Cette cloche ornée également des armes du monastère et de la croix de St-Benoît, nous avertit par un texte de la règle du saint Patriarche, de rien absolument préférer au Christ, qu’elles ontmission de glorifier : « christo canamus gloriam … omnino nihil praeponant ».
Enfin une parole de St-Jean Chrysotome prise de l’office du jour auquel devant se faire la bénédiction nous dit que : sanctifiées pour rendre honneur à Dieu, elles ont le secret de la joie pour les vivants et aussi pour les défunt : In honorem Dei sancta gaudium in se continem iventium et defunctorum.

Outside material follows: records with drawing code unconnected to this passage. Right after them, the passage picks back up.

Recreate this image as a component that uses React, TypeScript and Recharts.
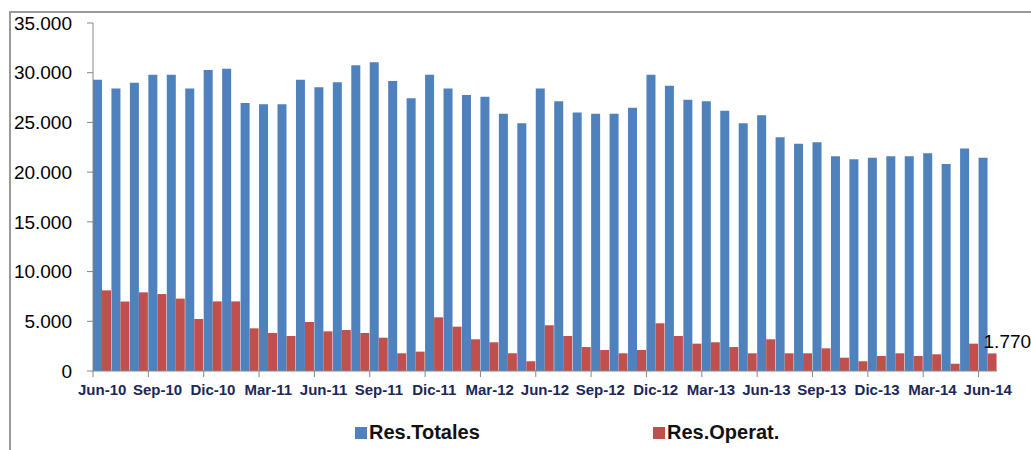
import { Bar, BarChart, LabelList, XAxis, YAxis } from 'recharts'

const months = [
  'Jun-10', 'Jul-10', 'Ago-10', 'Sep-10', 'Oct-10', 'Nov-10', 'Dic-10', 'Ene-11', 'Feb-11', 'Mar-11',
  'Abr-11', 'May-11', 'Jun-11', 'Jul-11', 'Ago-11', 'Sep-11', 'Oct-11', 'Nov-11', 'Dic-11', 'Ene-12',
  'Feb-12', 'Mar-12', 'Abr-12', 'May-12', 'Jun-12', 'Jul-12', 'Ago-12', 'Sep-12', 'Oct-12', 'Nov-12',
  'Dic-12', 'Ene-13', 'Feb-13', 'Mar-13', 'Abr-13', 'May-13', 'Jun-13', 'Jul-13', 'Ago-13', 'Sep-13',
  'Oct-13', 'Nov-13', 'Dic-13', 'Ene-14', 'Feb-14', 'Mar-14', 'Abr-14', 'May-14', 'Jun-14',
]

const resTotales = [
  29300, 28400, 29000, 29800, 29800, 28400, 30270, 30400, 26950, 26820,
  26820, 29300, 28530, 29030, 30740, 31040, 29170, 27420, 29800, 28400,
  27760, 27590, 25880, 24910, 28400, 27120, 26010, 25880, 25880, 26480,
  29800, 28700, 27290, 27120, 26180, 24910, 25710, 23500, 22860, 23000,
  21590, 21290, 21460, 21590, 21590, 21890, 20820, 22390, 21460,
]

const resOperat = [
  8110, 7000, 7910, 7740, 7280, 5230, 7000, 7000, 4290, 3820,
  3520, 4930, 3990, 4120, 3820, 3350, 1780, 1950, 5400, 4460,
  3190, 2890, 1780, 980, 4600, 3520, 2410, 2110, 1780, 2110,
  4800, 3520, 2750, 2890, 2410, 1780, 3190, 1780, 1780, 2280,
  1340, 980, 1510, 1780, 1510, 1680, 730, 2750, 1770,
]

const yTicks = [0, 5000, 10000, 15000, 20000, 25000, 30000, 35000]

const BLUE = '#4F81BD'
const RED = '#C0504D'
const AXIS = '#868686'
const FONT = '"Liberation Sans", Arial, sans-serif'

const PLOT_LEFT = 93
const PLOT_RIGHT = 997
const BAND = (PLOT_RIGHT - PLOT_LEFT) / months.length

const data = months.map((month, i) => ({
  month,
  totales: resTotales[i],
  operat: resOperat[i],
}))

function fmtThousands(v: number) {
  return String(v).replace(/\B(?=(\d{3})+(?!\d))/g, '.')
}

function MonthTick(props: any) {
  const { x, y, payload } = props
  const left = x - BAND / 2
  return (
    <g>
      <line x1={left} x2={left} y1={y} y2={y + 6} stroke={AXIS} strokeWidth={1} />
      <text x={x} y={y + 24} textAnchor="middle" fontSize={15} fontWeight={700} fill="#1C2759" fontFamily={FONT}>
        {payload.value}
      </text>
    </g>
  )
}

function LastLabel(props: any) {
  const { x, y, index, value } = props
  if (index !== months.length - 1) return null
  return (
    <text x={x - 4} y={y - 5} fontSize={19} fill="#000" fontFamily={FONT}>
      {fmtThousands(Number(value))}
    </text>
  )
}

function LegendItem({ color, label, left }: { color: string; label: string; left: number }) {
  return (
    <div style={{ position: 'absolute', left, top: 421, display: 'flex', alignItems: 'center', fontFamily: FONT }}>
      <div style={{ width: 12, height: 12, background: color, marginRight: 2 }} />
      <span style={{ fontSize: 20, fontWeight: 700, color: '#111' }}>{label}</span>
    </div>
  )
}

export default function App() {
  return (
    <div style={{ position: 'absolute', left: 0, top: 0, width: 1031, height: 450, background: '#fff', overflow: 'hidden' }}>
      <div
        style={{
          position: 'absolute',
          left: 9,
          top: 11,
          width: 1100,
          height: 500,
          borderLeft: '2px solid #9a9a9a',
          borderTop: '2px solid #9a9a9a',
        }}
      />
      <div style={{ position: 'absolute', left: 0, top: 0 }}>
        <BarChart
          width={1031}
          height={450}
          data={data}
          margin={{ top: 23, right: 1031 - PLOT_RIGHT, bottom: 0, left: 0 }}
          barCategoryGap={0}
          barGap={0}
        >
          <XAxis
            dataKey="month"
            interval={2}
            tickLine={false}
            tickSize={0}
            tickMargin={0}
            axisLine={{ stroke: AXIS, strokeWidth: 1 }}
            tick={<MonthTick />}
            height={79}
          />
          <YAxis
            domain={[0, 35000]}
            ticks={yTicks}
            width={PLOT_LEFT}
            tickSize={6}
            tickMargin={15}
            tickFormatter={(v: number) => fmtThousands(v)}
            tick={{ fontSize: 19, fill: '#000', fontFamily: FONT }}
            axisLine={{ stroke: AXIS, strokeWidth: 1 }}
            tickLine={{ stroke: AXIS, strokeWidth: 1 }}
          />
          <Bar dataKey="totales" fill={BLUE} isAnimationActive={false} />
          <Bar dataKey="operat" fill={RED} isAnimationActive={false}>
            <LabelList dataKey="operat" content={<LastLabel />} />
          </Bar>
        </BarChart>
      </div>
      <LegendItem color={BLUE} label="Res.Totales" left={355} />
      <LegendItem color={RED} label="Res.Operat." left={653} />
    </div>
  )
}
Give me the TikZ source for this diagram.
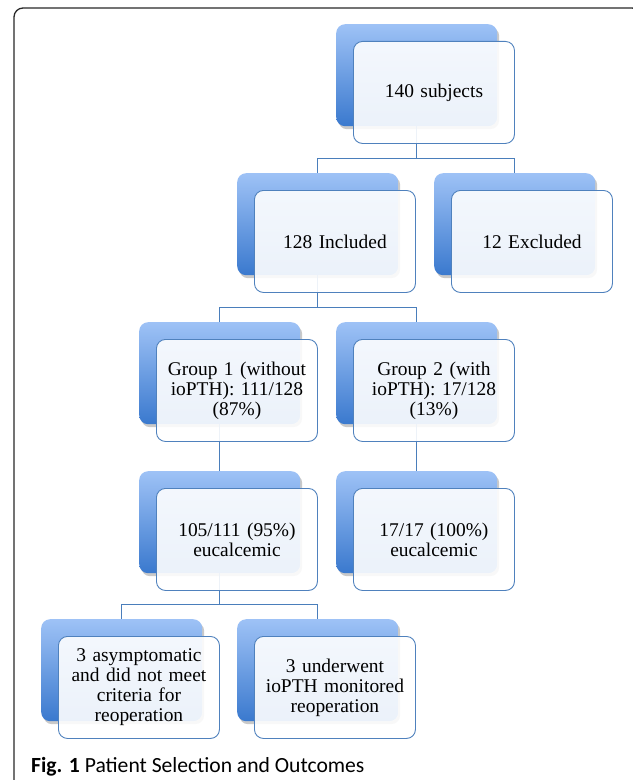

La plus petite cloche comporte dans les mêmes conditions que les deux autres un poids d’environ 450 kilog. Elle donne la tierce majeure exacte de la plus grosse. Voici son inscription, contenue en trois lignes encadrées entre deux frises élégants : « Mr Edmond Lecousturier de Courcy et Mlle Elisabeth-Hilairette Paulze d’Ivoy de la Poype, m’ont appelée Hilaria Paula en l’honneur du glorieux évêque de Poitiers, Hilaire, le héraut de la vraie foi, et en mémoire de St Paul, apôtre, que nos ancêtres avaient choisi pour Titulaire de l’église paroissiale de Ligugé. Ainsi, j’ai été consacrée par l’eau sainte, l’encens et le saint Chrème. L’an de N. S. 1877 ».
Un médaillon porte les armoiries de Mgr l’Evêque consécrateur, en qui les enfants de Martin reconnaissent, avec tant de bonheur et de fierté le digne successeur d’Hilaire. La devise en tête du médaillon : Tuus sum ego.
Au bas se lit le texte de la sagesse appliquée par l’Église à ses docteurs, de tous temps symbolisés par la cloche : In ecclessiis Altissimi aperiet us suum.
De l’autre côté, le Crucifix apparaît avec invocation paraphrasée de l’abbé Rupert : IHS XPE qui pendens in Cruce tympanisabas. Veni cum pace.
Dans l’inscription qui se déroule sur la faussure, la cloche invite le fidèle à prêter l’oreille à la voix de l’Esprit saint, dont elle est l’organe : Venez, ô mes fils, écoutez-moi, je vous enseignerai la crainte du Seigneur… accourez pendant que vous avez la lumière de la vie…
Il était juste de ne pas oublier sur cette cloche les deux patrons de la ville et du diocèse de Poitiers : St-Hilaire et Ste-Radegonde y ont leur effigie sur deux fasces opposées.